On the 24th Commemoration of the assassination of newspaper editor & publisher Tara Singh Hayer


Tara Singh Hayer (Nov. 15, 1936 – November 18, 1998) was an Indo-Canadian Times newspaper editor & publisher, who was assassinated in Surrey, Canada on November 18,1998 after reporting about terrorism, he was recognized with hundreds local, provincial, national and international awards.

Some of those awards include: The Order of British Columbia, the Journalist Award by the Municipality of Surrey for courageous and outstanding contribution to Punjabi Journalism in Canada, the Commemorative Medal for the 125th Anniversary of Canada, the International Award of Distinction for Journalism from the International Association of Punjabi Authors and Artists, a Certificate of Appreciation from the Royal Canadian Mounted Police (RCMP).

In 1999, Canadian Journalists for Free Expression renamed its Press Freedom Award the “Tara Singh Hayer Press Freedom Award” in Hayer’s honour. Each year, the award is given to a Canadian journalist who, through his or her work, has made an important contribution to reinforcing and promoting the principle of freedom of the press in Canada or elsewhere.

In 2000 Tara Singh Hayer’s name was added to the Canadian News Hall of Fame. He was the first Canadian of non-English, non-French origin to be added to the Hall, In 2000, Hayer was also selected as one of the International Press Institute’s 50 World Press Freedom Heroes of the past 50 years. 

One of the presenters of the Award for Late Tara Singh Hayer as “World Press Freedom Hero” in 2000 was USA Senator Ted Kennedy  https://en.m.wikipedia.org/wiki/Ted_Kennedy in Boston, USA and Award was accepted by Dave Hayer & Isabelle Martinez Hayer on behalf of the Hayer family.

Chetna Association of Canada, a community based organized has also bestowed an S. Tara Singh Hayer Journalism Award and honors every year a journalist who has been courages and brought out stories of the marginalized communities.

On Friday, November 18th we commemorate Tara Singh Hayer, my father’s message of freedom of expression and freedom of speech, his message against hate, violence, extremism and terrorism.

My father’s life was devoted to democracy, freedom of speech, and freedom of the press to speak out against those who try to prevent those freedoms, the right that we in Canadian society hold so precious, to live and speak without fear.

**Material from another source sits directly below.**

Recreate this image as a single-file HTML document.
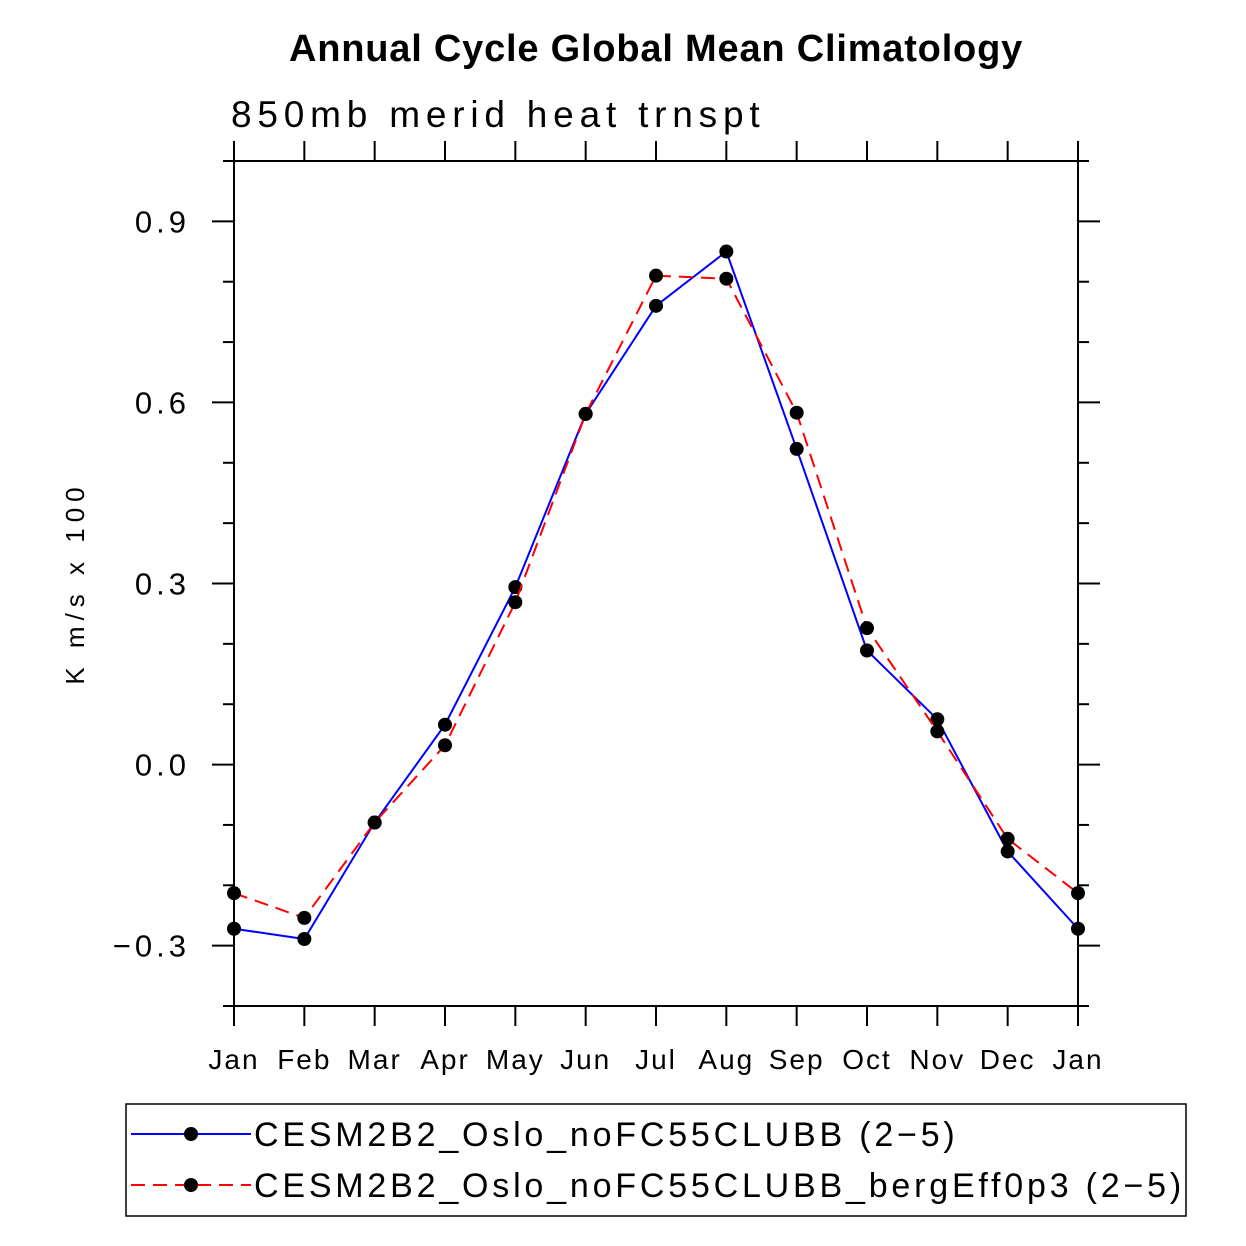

He believed in leading by example, and even though he knew he was putting his life in danger, he had the courage to not only speak out about his own beliefs but also speak out for victims and the innocent.

My father believed that it was not right to remain quiet while some individuals worked against our freedoms, because then they would win … and we must never let those who promote hatred, extremism, violence and terrorism succeed.

Fear is what drives terrorism around the world, but we must stand united against that, and fight back peacefully as my father did through his newspaper and through his words. And we must have the courage, as he did, to keep talking about, and keep fighting for our freedoms and our rights.

As a result of my father’s teachings, and his example of standing up for others, I and all of my family will continue the fight for the rights of victims, for the rights of families of victims & for the rights of all law-abiding Canadians.  We will continue to do all we can to ensure that the rights of victims, and our rights as law-abiding Canadian Citizen’s, are stronger than the rights of those who commit crimes against us.

All of us must work long and hard to ensure that Canadian Laws protect the rights of victims, rights of the victims’ families and the rights of all innocent individuals

The rights of all law-abiding Canadians must be stronger than the rights of those who commit criminal acts. Our justice system must recognize that.

Too often our courts and judges allow the rights of criminals to triumph, to supersede the rights of innocent victims, and as a result there is little redress or closure for the victims.

We must, as my father often said, and our community members tell me, close the revolving door of our courts that allow criminals to essentially walk free, while victims and their families continue to suffer, grieve and be held hostage to the “rights” of the criminal.

I would like everyone to remember my father as a voice for freedom, democracy and for the courage that supported him to speak out against the terrorism that resulted in the deaths of 331 innocent people, over 268 Canadians & 86 children were killed in Air India bombings.

I would like everyone to remember that only by speaking out, by being strong and unafraid of threats can we win the fight against terrorism, hatred and violence.  We all need to work together.  We all need to be united in achieving those goals. Only then we will be truly free, and truly able to live in a society where our rights are equal.